To measure that kind of complexity, the institute developed a simulation called "The Last Ones" (TLO): a 32-step attack against a simulated corporate network, from initial reconnaissance to full network takeover. AISI estimates this would take human experts around 20 hours. Full details are available in the accompanying paper.
Claude Mythos Preview is the first model to complete TLO end-to-end. It achieved a full takeover in 3 out of 10 attempts. On average, the model completed 22 of the 32 steps. The next best model, Claude Opus 4.6, averaged 16.

AISI expects performance to continue improving with more inference compute. Testing used a budget of 100 million tokens, and performance scaled all the way to that limit. A separate blog post on inference scaling for cyber tasks covers this trend in more detail.
Mythos Preview did show limits, however. The model failed to complete a separate AISI attack simulation targeting industrial control technology (operational technology, or OT), the kind used in power plants and factories. According to AISI, that doesn't necessarily mean the model would fail on the OT components themselves. It never reached that stage because it stalled in the simulation's IT network during earlier steps.
AISI flags some caveats: the test environments had no active defenders, no security tooling, and no consequences for actions that would trigger alarms on a real network. Based on these results alone, there's no way to tell whether Mythos Preview could successfully breach a well-defended system.

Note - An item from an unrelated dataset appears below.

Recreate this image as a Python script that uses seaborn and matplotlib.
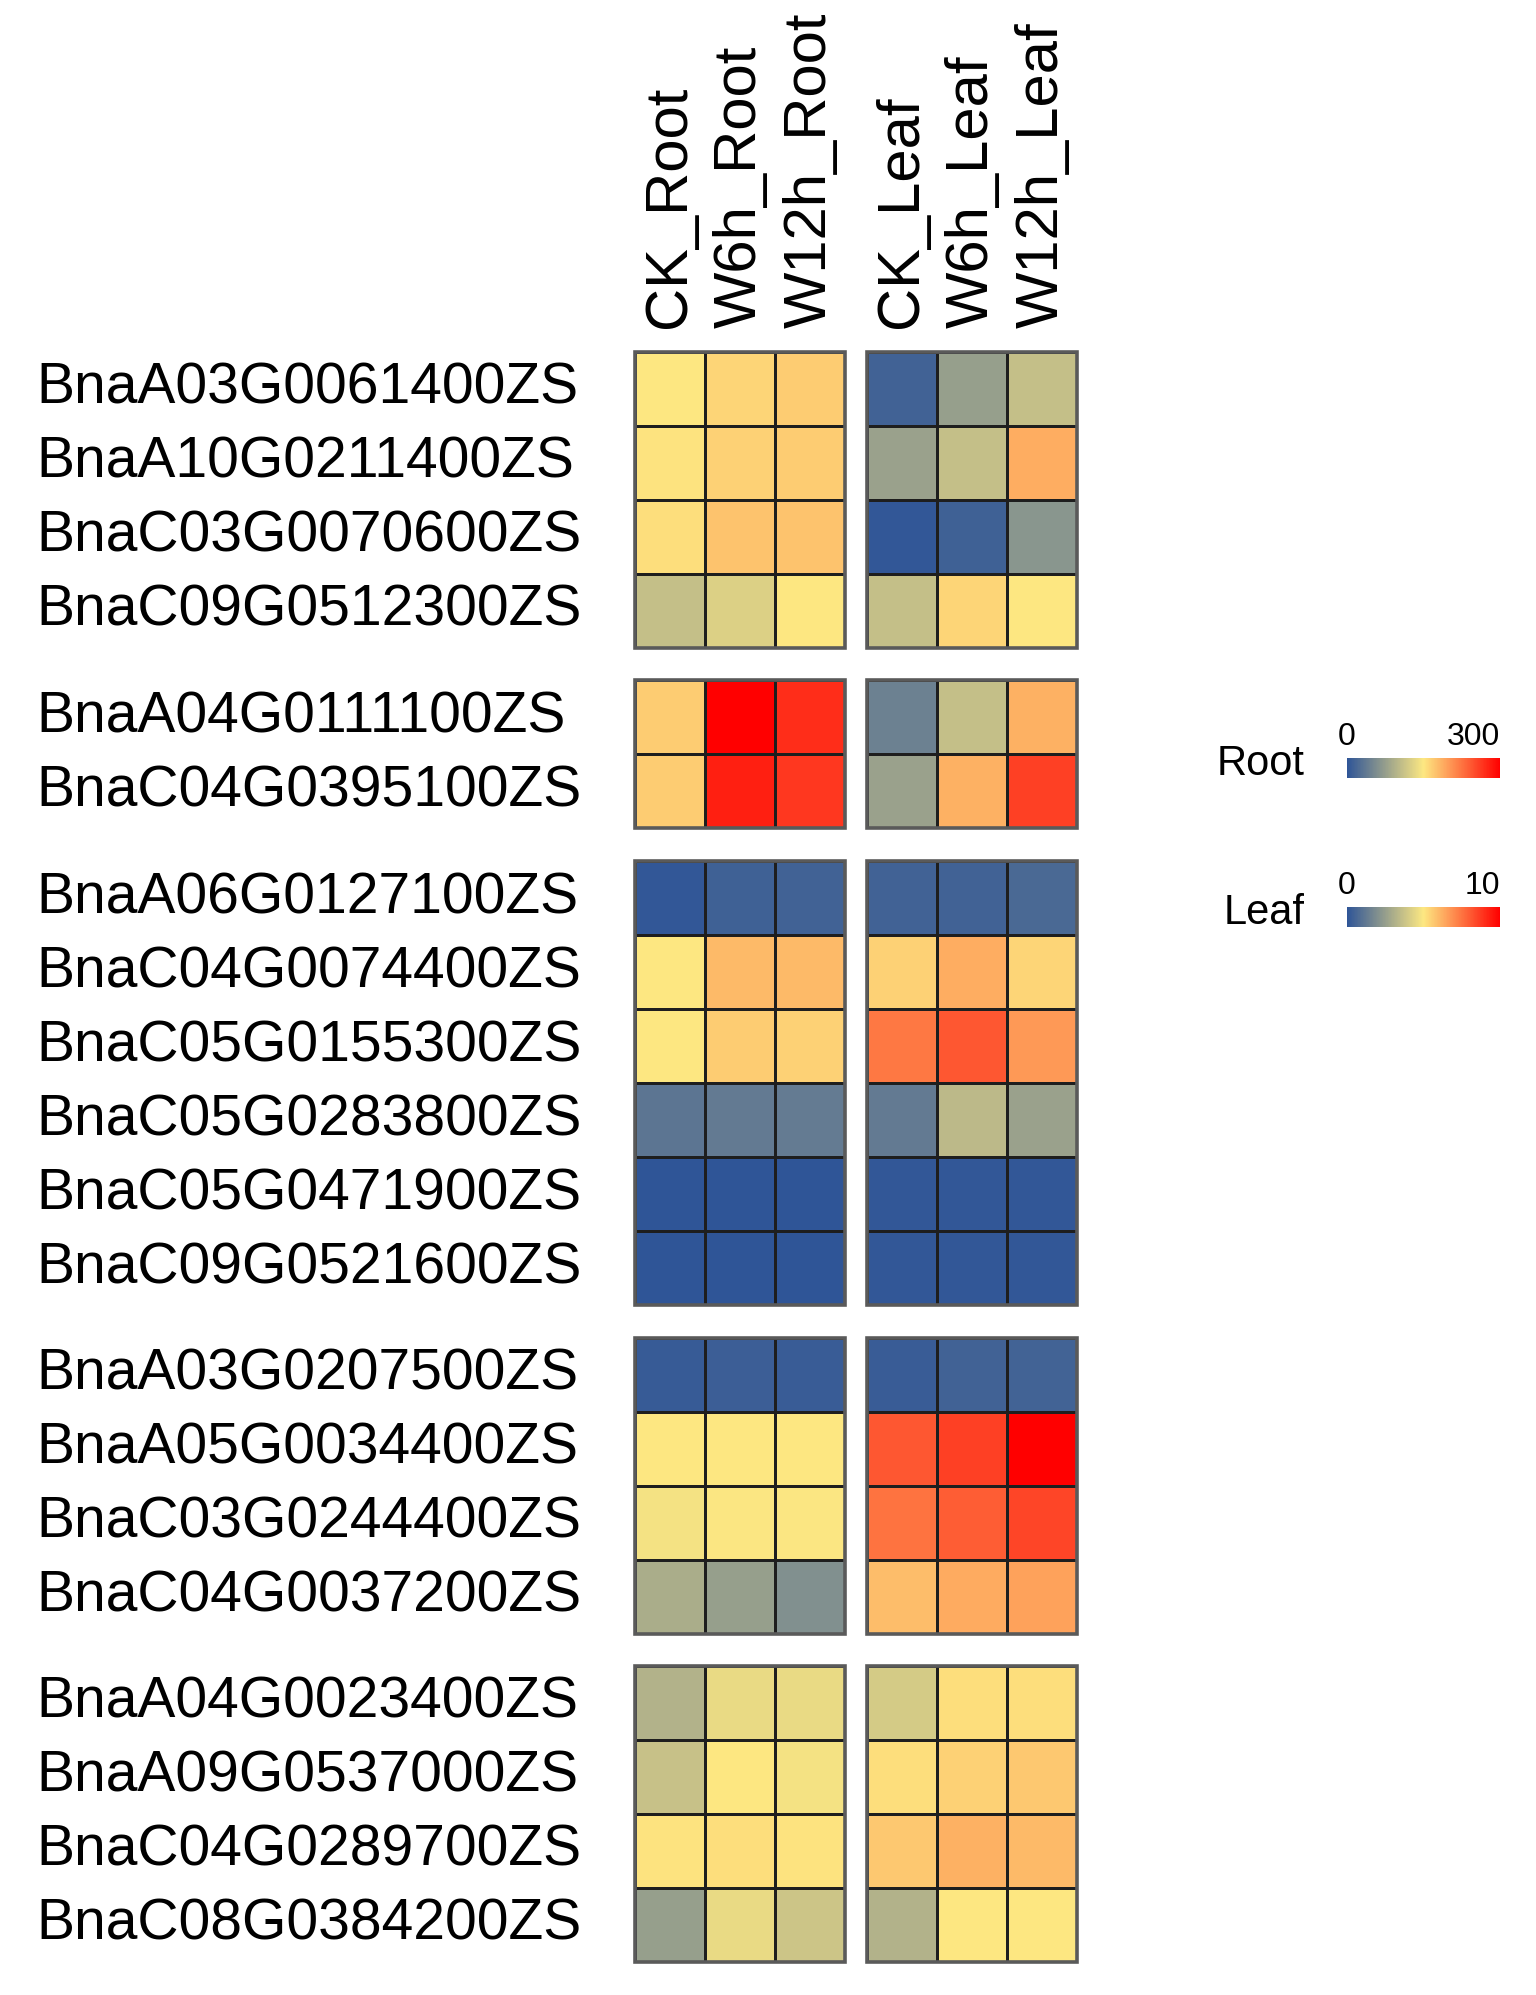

That said, the model is at least capable of "autonomously attacking small, weakly defended and vulnerable enterprise systems where access to a network has been gained," according to AISI. The institute plans to conduct future evaluations in hardened environments with active monitoring, endpoint detection, and real-time incident response.
AI cyber capabilities raise the stakes for basic security hygiene
The results underscore the importance of cybersecurity fundamentals, according to AISI: regular patching, strong access controls, secure configurations, and thorough logging. Other models with comparable capabilities are likely not far behind.
At the same time, the institute notes that AI cyber capabilities are dual-use. While they pose security risks, they could also significantly strengthen cyber defense. In a joint blog post with the UK's National Cyber Security Centre (NCSC), AISI outlines how defenders can prepare for and leverage frontier AI.
AISI has been tracking AI cyber capabilities since 2023 and has steadily raised the bar on its evaluations: from chat-based queries to capture-the-flag challenges to complex multi-stage attack simulations.
Is Mythos really too dangerous to release?
Anthropic officially launched Claude Mythos in early April. The model is currently available to only about 50 companies, reportedly because of cybersecurity concerns. The AISI results at least partly support that decision: the model can autonomously attack weakly protected networks in controlled environments.
Critics argue the restrictions are overblown, just like in 2019, when OpenAI deemed GPT-2 too dangerous to release. The performance gains over previous models aren't large enough to justify limiting access this heavily. Some say it's mainly a marketing play or that Anthropic simply doesn't have the compute capacity to offer the model more broadly. But that's all speculation for now. We'll know for sure when your computer breaks—or doesn't—after Mythos-level AI models have been released to the public.